Now the dust has settle on the Ted Talk, it’s time for some reflections. Overall, I thought my performance wasn’t as good as I’d hoped for while being satisfactory. But I intend to take some extra insight with me into life after English 119 that I stumbled across during the process. The Ted Talk taught me a lot about leadership, which is unexpected to say the least. Our topics were all very carefully thought out and it was difficult to choose my favorite one. And let me get this straight: chances to fail like this is rare. To fail with managing relationship with my group mates could prove fatal to a future project, even my career. I am grateful towards my teammates, since their disagreement taught me beyond the scope of the assignment, and it helped me come to embrace the kind of person I am.
- Leadership requires all three rhetorical appeals to work, that’s your ethos, pathos and logos from the rhetorical triangle
- I probably failed at pathos to start, since everyone was more concerned about their exams at the beginning, and when I turned my attention towards that too, my ethos went out the window.

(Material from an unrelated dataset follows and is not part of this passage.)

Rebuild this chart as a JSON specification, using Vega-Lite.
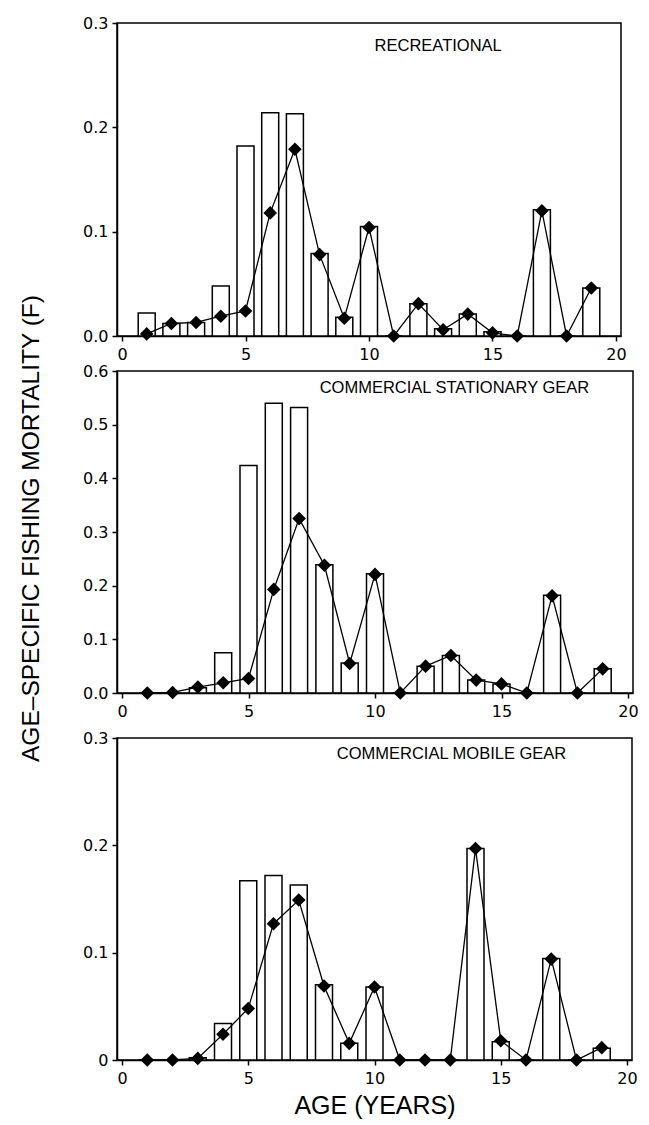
{
  "$schema": "https://vega.github.io/schema/vega-lite/v6.json",
  "background": "white",
  "padding": {"left": 19, "top": 14, "right": 5, "bottom": 5},
  "title": {"text": "AGE–SPECIFIC FISHING MORTALITY (F)", "orient": "left", "anchor": "middle", "font": "Liberation Sans", "fontSize": 24.5, "fontWeight": "normal", "color": "black", "offset": 37, "dx": 38},
  "config": {
    "view": {"stroke": "black", "strokeWidth": 1.5},
    "axis": {"domainColor": "black", "domainWidth": 1.5, "tickColor": "black", "tickWidth": 1.5, "tickSize": 5, "labelFont": "DejaVu Sans", "labelFontSize": 16, "labelColor": "black", "grid": false, "titleFont": "Liberation Sans", "titleFontWeight": "normal", "titleColor": "black", "labelPadding": 4}
  },
  "datasets": {
    "recreational": [
      {"age": 1, "bar": 0.022, "f": 0.002},
      {"age": 2, "bar": 0.012, "f": 0.012},
      {"age": 3, "bar": 0.013, "f": 0.013},
      {"age": 4, "bar": 0.048, "f": 0.019},
      {"age": 5, "bar": 0.182, "f": 0.024},
      {"age": 6, "bar": 0.214, "f": 0.118},
      {"age": 7, "bar": 0.213, "f": 0.179},
      {"age": 8, "bar": 0.079, "f": 0.078},
      {"age": 9, "bar": 0.018, "f": 0.017},
      {"age": 10, "bar": 0.105, "f": 0.104},
      {"age": 11, "bar": 0, "f": 0},
      {"age": 12, "bar": 0.031, "f": 0.031},
      {"age": 13, "bar": 0.007, "f": 0.006},
      {"age": 14, "bar": 0.021, "f": 0.021},
      {"age": 15, "bar": 0.004, "f": 0.003},
      {"age": 16, "bar": 0, "f": 0},
      {"age": 17, "bar": 0.121, "f": 0.12},
      {"age": 18, "bar": 0, "f": 0},
      {"age": 19, "bar": 0.046, "f": 0.046}
    ],
    "stationary": [
      {"age": 1, "bar": 0, "f": 0},
      {"age": 2, "bar": 0, "f": 0.001},
      {"age": 3, "bar": 0.01, "f": 0.011},
      {"age": 4, "bar": 0.075, "f": 0.019},
      {"age": 5, "bar": 0.424, "f": 0.027},
      {"age": 6, "bar": 0.54, "f": 0.193},
      {"age": 7, "bar": 0.532, "f": 0.325},
      {"age": 8, "bar": 0.239, "f": 0.238},
      {"age": 9, "bar": 0.056, "f": 0.055},
      {"age": 10, "bar": 0.222, "f": 0.221},
      {"age": 11, "bar": 0, "f": 0},
      {"age": 12, "bar": 0.05, "f": 0.05},
      {"age": 13, "bar": 0.07, "f": 0.07},
      {"age": 14, "bar": 0.024, "f": 0.024},
      {"age": 15, "bar": 0.017, "f": 0.017},
      {"age": 16, "bar": 0, "f": 0},
      {"age": 17, "bar": 0.182, "f": 0.181},
      {"age": 18, "bar": 0, "f": 0},
      {"age": 19, "bar": 0.045, "f": 0.045}
    ],
    "mobile": [
      {"age": 1, "bar": 0, "f": 0},
      {"age": 2, "bar": 0, "f": 0},
      {"age": 3, "bar": 0.002, "f": 0.0015},
      {"age": 4, "bar": 0.034, "f": 0.024},
      {"age": 5, "bar": 0.167, "f": 0.048},
      {"age": 6, "bar": 0.172, "f": 0.127},
      {"age": 7, "bar": 0.163, "f": 0.149},
      {"age": 8, "bar": 0.07, "f": 0.069},
      {"age": 9, "bar": 0.0155, "f": 0.0155},
      {"age": 10, "bar": 0.068, "f": 0.068},
      {"age": 11, "bar": 0, "f": 0},
      {"age": 12, "bar": 0, "f": 0},
      {"age": 13, "bar": 0, "f": 0},
      {"age": 14, "bar": 0.197, "f": 0.197},
      {"age": 15, "bar": 0.017, "f": 0.018},
      {"age": 16, "bar": 0, "f": 0},
      {"age": 17, "bar": 0.0945, "f": 0.094},
      {"age": 18, "bar": 0, "f": 0},
      {"age": 19, "bar": 0.011, "f": 0.0115}
    ],
    "titles": [
      {"panel": "recreational", "label": "RECREATIONAL"},
      {"panel": "stationary", "label": "COMMERCIAL STATIONARY GEAR"},
      {"panel": "mobile", "label": "COMMERCIAL MOBILE GEAR"}
    ]
  },
  "spacing": 9,
  "vconcat": [
    {
      "spacing": -1,
      "vconcat": [
        {
          "width": 504, "height": 313,
          "layer": [
            {"data": {"name": "recreational"}, "mark": {"type": "bar", "fill": "white", "stroke": "black", "strokeWidth": 1.5, "width": 17},
             "encoding": {
               "x": {"field": "age", "type": "quantitative", "scale": {"domain": [0, 20], "nice": false}, "axis": {"values": [0, 5, 10, 15, 20], "title": null, "labelPadding": 5}},
               "y": {"field": "bar", "type": "quantitative", "scale": {"domain": [0, 0.3], "nice": false}, "axis": {"values": [0, 0.1, 0.2, 0.3], "format": ".1f", "title": null}}}},
            {"data": {"name": "recreational"}, "mark": {"type": "line", "color": "black", "strokeWidth": 1.3},
             "encoding": {"x": {"field": "age", "type": "quantitative"}, "y": {"field": "f", "type": "quantitative"}}},
            {"data": {"name": "recreational"}, "mark": {"type": "point", "shape": "diamond", "filled": true, "fill": "black", "opacity": 1, "size": 185, "strokeWidth": 0},
             "encoding": {"x": {"field": "age", "type": "quantitative"}, "y": {"field": "f", "type": "quantitative"}}},
            {"data": {"name": "titles"}, "transform": [{"filter": "datum.panel === 'recreational'"}],
             "mark": {"type": "text", "font": "Liberation Sans", "fontSize": 16.5, "color": "black", "align": "center", "baseline": "middle"},
             "encoding": {"x": {"datum": 12.8}, "y": {"datum": 0.278}, "text": {"field": "label", "type": "nominal"}}}
          ]
        },
        {
          "width": 516, "height": 322,
          "layer": [
            {"data": {"name": "stationary"}, "mark": {"type": "bar", "fill": "white", "stroke": "black", "strokeWidth": 1.5, "width": 17},
             "encoding": {
               "x": {"field": "age", "type": "quantitative", "scale": {"domain": [0, 20], "nice": false}, "axis": {"values": [0, 5, 10, 15, 20], "title": null, "labelPadding": 5}},
               "y": {"field": "bar", "type": "quantitative", "scale": {"domain": [0, 0.6], "nice": false}, "axis": {"values": [0, 0.1, 0.2, 0.3, 0.4, 0.5, 0.6], "format": ".1f", "title": null}}}},
            {"data": {"name": "stationary"}, "mark": {"type": "line", "color": "black", "strokeWidth": 1.3},
             "encoding": {"x": {"field": "age", "type": "quantitative"}, "y": {"field": "f", "type": "quantitative"}}},
            {"data": {"name": "stationary"}, "mark": {"type": "point", "shape": "diamond", "filled": true, "fill": "black", "opacity": 1, "size": 185, "strokeWidth": 0},
             "encoding": {"x": {"field": "age", "type": "quantitative"}, "y": {"field": "f", "type": "quantitative"}}},
            {"data": {"name": "titles"}, "transform": [{"filter": "datum.panel === 'stationary'"}],
             "mark": {"type": "text", "font": "Liberation Sans", "fontSize": 16.5, "color": "black", "align": "center", "baseline": "middle"},
             "encoding": {"x": {"datum": 13.14}, "y": {"datum": 0.568}, "text": {"field": "label", "type": "nominal"}}}
          ]
        }
      ]
    },
    {
      "vconcat": [
        {
          "width": 515, "height": 322,
          "layer": [
            {"data": {"name": "mobile"}, "mark": {"type": "bar", "fill": "white", "stroke": "black", "strokeWidth": 1.5, "width": 17},
             "encoding": {
               "x": {"field": "age", "type": "quantitative", "scale": {"domain": [0, 20], "nice": false}, "axis": {"values": [0, 5, 10, 15, 20], "title": "AGE (YEARS)", "titleFontSize": 25, "titlePadding": 7, "labelPadding": 5}},
               "y": {"field": "bar", "type": "quantitative", "scale": {"domain": [0, 0.3], "nice": false}, "axis": {"values": [0, 0.1, 0.2, 0.3], "labelExpr": "datum.value === 0 ? '0' : format(datum.value, '.1f')", "title": null}}}},
            {"data": {"name": "mobile"}, "mark": {"type": "line", "color": "black", "strokeWidth": 1.3},
             "encoding": {"x": {"field": "age", "type": "quantitative"}, "y": {"field": "f", "type": "quantitative"}}},
            {"data": {"name": "mobile"}, "mark": {"type": "point", "shape": "diamond", "filled": true, "fill": "black", "opacity": 1, "size": 185, "strokeWidth": 0},
             "encoding": {"x": {"field": "age", "type": "quantitative"}, "y": {"field": "f", "type": "quantitative"}}},
            {"data": {"name": "titles"}, "transform": [{"filter": "datum.panel === 'mobile'"}],
             "mark": {"type": "text", "font": "Liberation Sans", "fontSize": 16.5, "color": "black", "align": "center", "baseline": "middle"},
             "encoding": {"x": {"datum": 13.05}, "y": {"datum": 0.285}, "text": {"field": "label", "type": "nominal"}}}
          ]
        }
      ]
    }
  ]
}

- After that it was everyone for themselves, as I was deemed untrustworthy in the eyes of our team.
- Giving out advice is good, but too much is bad, especially qualitative concerns that could be taken as condescension or personal bias.
- Good night’s sleep would have gone a long way to ensure a better performance.
About the talks themselves I have nothing but praise. The topics were well developed and delivered very eloquently. Some of our Ted speakers had me mistaken them for professional speakers coming to give a speech about something we should know, and I took notes as they were giving out valuable information. I think not only were those speakers skillful at public speaking, the work put into the presentations were respectable as well.
The more I fail at leadership and inter-personal relationship management, the more important communication classes means to me.
One of the interesting observations I had regarding our talks were how our speakers were often “in character”. And by that, I mean we take on roles that are not students presenting ideas to students. Rather, our speakers were all very confident in their knowledge of the topic and were very persuasive. I felt like the money masters might as well be a team of speakers from a financial institution, our code monkeys from a computer science school and so on. It was so cool because I can finally see the light: We are approaching the levels that could disguise as actually adults in the working world.